I’ve waited years to claim what’s mine, and tonight will mark the beginning of our real story.

I can already envision how the wedding will unfold.

Claire’s love for wildflowers—a detail I’ve kept tucked away in a corner of my mind—will color the ceremony beautifully.

I won’t let this be just another family affair; I’ll make it personal, unique to her style and personality.

I’ve kept tabs on Claire’s life like a hawk; I know her tastes better than I know my own.

Her love for mismatched plates confused my mother when I made the request, but I hope Claire will notice.

If she isn’t too angry with me.

Yet as I button my suit jacket, the weight of my past crashes over me.

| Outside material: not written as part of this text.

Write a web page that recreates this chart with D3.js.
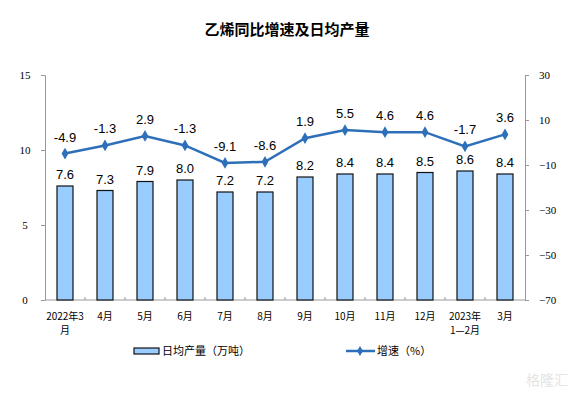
<!DOCTYPE html>
<html>
<head>
<meta charset="utf-8">
<script src="https://cdn.jsdelivr.net/npm/d3@7"></script>
<style>
  body { margin: 0; background: #fff; }
  svg { display: block; }
  .tick text { font-family: "Liberation Serif", "Times New Roman", serif; font-size: 11px; fill: #000; }
  .axis path, .axis line { stroke: #999; }
</style>
</head>
<body>
<script>
const categories = ["2022年3月", "4月", "5月", "6月", "7月", "8月", "9月", "10月", "11月", "12月", "2023年1—2月", "3月"];
const catLines = [["2022年3", "月"], ["4月"], ["5月"], ["6月"], ["7月"], ["8月"], ["9月"], ["10月"], ["11月"], ["12月"], ["2023年", "1—2月"], ["3月"]];
const output = [7.6, 7.3, 7.9, 8.0, 7.2, 7.2, 8.2, 8.4, 8.4, 8.5, 8.6, 8.4];
const growth = [-4.9, -1.3, 2.9, -1.3, -9.1, -8.6, 1.9, 5.5, 4.6, 4.6, -1.7, 3.6];
const leftTicks = [0, 5, 10, 15];
const rightTicks = [-70, -50, -30, -10, 10, 30];

document.addEventListener("DOMContentLoaded", () => {
  const W = 574, H = 394;
  const m = { left: 45, right: 49, top: 75, bottom: 94 };

  const svg = d3.select("body").append("svg").attr("width", W).attr("height", H);

  const x = d3.scaleBand().domain(categories).range([m.left, W - m.right]);
  const yL = d3.scaleLinear().domain([0, 15]).range([H - m.bottom, m.top]);
  const yR = d3.scaleLinear().domain([-70, 30]).range([H - m.bottom, m.top]);
  const cx = (i) => x(categories[i]) + x.bandwidth() / 2;

  // title
  svg.append("text")
    .attr("x", 287).attr("y", 35)
    .attr("text-anchor", "middle")
    .style("font-family", "'Noto Sans CJK SC', sans-serif")
    .style("font-size", "15px")
    .style("font-weight", "bold")
    .text("乙烯同比增速及日均产量");

  // axes
  svg.append("g").attr("class", "axis")
    .attr("transform", `translate(${m.left},0)`)
    .call(d3.axisLeft(yL).tickValues(leftTicks).tickSize(4).tickPadding(12))
    .call((g) => g.selectAll(".tick text").attr("text-anchor", "middle").attr("dx", "-4"));

  svg.append("g").attr("class", "axis")
    .attr("transform", `translate(${W - m.right},0)`)
    .call(d3.axisRight(yR).tickValues(rightTicks).tickSize(4).tickPadding(10));

  const xAxis = svg.append("g").attr("class", "axis")
    .attr("transform", `translate(0,${H - m.bottom})`);
  xAxis.append("line")
    .attr("x1", m.left).attr("x2", W - m.right)
    .attr("stroke", "#999");
  xAxis.selectAll(".sep")
    .data(categories.slice(1))
    .enter().append("line")
    .attr("x1", (d) => x(d)).attr("x2", (d) => x(d))
    .attr("y1", 0).attr("y2", -3)
    .attr("stroke", "#999");

  // category labels, one text per line
  catLines.forEach((lines, i) => {
    lines.forEach((t, j) => {
      xAxis.append("text")
        .attr("x", cx(i))
        .attr("y", 20 + j * 14)
        .attr("text-anchor", "middle")
        .style("font-family", "'Noto Sans CJK SC', sans-serif")
        .style("font-size", "10px")
        .text(t);
    });
  });

  // bars
  const bw = 16;
  svg.selectAll(".bar")
    .data(output)
    .enter().append("rect")
    .attr("x", (d, i) => cx(i) - bw / 2)
    .attr("y", (d) => yL(d))
    .attr("width", bw)
    .attr("height", (d) => yL(0) - yL(d))
    .attr("fill", "#99ccff")
    .attr("stroke", "#111")
    .attr("stroke-width", 1.2);

  const labelFont = "'Liberation Sans', Arial, sans-serif";
  svg.selectAll(".blab")
    .data(output)
    .enter().append("text")
    .attr("x", (d, i) => cx(i))
    .attr("y", (d) => yL(d) - 7)
    .attr("text-anchor", "middle")
    .style("font-family", labelFont)
    .style("font-size", "13px")
    .text((d) => d.toFixed(1));

  // growth line
  svg.append("path")
    .datum(growth)
    .attr("fill", "none")
    .attr("stroke", "#2e6fba")
    .attr("stroke-width", 2.5)
    .attr("d", d3.line().x((d, i) => cx(i)).y((d) => yR(d)));

  svg.selectAll(".pt")
    .data(growth)
    .enter().append("path")
    .attr("transform", (d, i) => `translate(${cx(i)},${yR(d)})`)
    .attr("d", d3.symbol(d3.symbolDiamond, 40))
    .attr("fill", "#2e6fba");

  svg.selectAll(".glab")
    .data(growth)
    .enter().append("text")
    .attr("x", (d, i) => cx(i))
    .attr("y", (d) => yR(d) - 12)
    .attr("text-anchor", "middle")
    .style("font-family", labelFont)
    .style("font-size", "13px")
    .text((d) => d.toFixed(1));

  // legend
  const lg = svg.append("g").style("font-family", "'Noto Sans CJK SC', sans-serif").style("font-size", "11px");
  lg.append("rect")
    .attr("x", 134).attr("y", 348).attr("width", 25).attr("height", 6)
    .attr("fill", "#99ccff").attr("stroke", "#111").attr("stroke-width", 1.2);
  lg.append("text").attr("x", 162).attr("y", 355).text("日均产量（万吨）");
  lg.append("line")
    .attr("x1", 346).attr("x2", 375).attr("y1", 351).attr("y2", 351)
    .attr("stroke", "#2e6fba").attr("stroke-width", 2.5);
  lg.append("path")
    .attr("transform", "translate(360,351)")
    .attr("d", d3.symbol(d3.symbolDiamond, 30))
    .attr("fill", "#2e6fba");
  lg.append("text").attr("x", 377).attr("y", 355).text("增速（%）");

  // watermark
  svg.append("text")
    .attr("x", 568).attr("y", 385)
    .attr("text-anchor", "end")
    .style("font-family", "'Noto Sans CJK SC', sans-serif")
    .style("font-size", "14px")
    .attr("fill", "#e4e4e4")
    .text("格隆汇");
});
</script>
</body>
</html>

The memory of the night when I killed my best friend Seth, the pain of his loss and the guilt I still carry.

Worse, the regret of not being there for Claire gnaws at me.

I had saved her once, after breaking her heart and walking away from her.

But how could I have faced her at Seth’s funeral?

Even if I had been able to bring myself to attend, her parents declared me unwelcome in their lives any longer.

I can only imagine the bitterness she must feel towards me for my absence, the lingering resentment towards the person responsible for tearing her family apart.

So I threw myself into the family business, distracting myself any way I could from the fact that I couldn’t go to the woman who is the other half of my soul.

I’ve stalked her since, needing to know everything about her.

Only Connor and Declan know of my toxic pastime.

They only found out when I’d downed two bottles of whiskey and decided to go claim Claire that night.

She was dating someone and had posted a photo of the two of them curled up in bed together, the caption talking about love.

My best friend’s had kept me from making an idiot of myself and doing something I’d never be able to take back.

After that, I limited myself to a single drink of whiskey and they helped me keep tabs on her so I wouldn’t have to do it myself anymore.

As I hop in my car, my hands grip the steering wheel tightly.

Each mile feels like an eternity as excitement clamps down on my chest.

I’m damning myself, revealing how selfish I truly am.

Because no longer is shame and guilt stopping me from taking what was always but never mine.

I can feel our history coiling around me, mixing with anticipation for tonight.

Flashes of the earlier conversation with my father resurface in my mind—a reminder of the balance I must strike.

The responsibilities of being alpha weigh heavily on my shoulders, yet they fade slightly as my thoughts of Claire reign supreme.

Balancing duty with love feels impossible, yet the thought of claiming Claire solidifies my resolve to become the alpha I was meant to be.

The thrill surges through me, building to a crescendo as I imagine finally being able to make her my own tonight, and at the same time, bringing her into this life I’ve bled for, fought for, killed for.

Tonight, the world will finally know Claire belongs to me.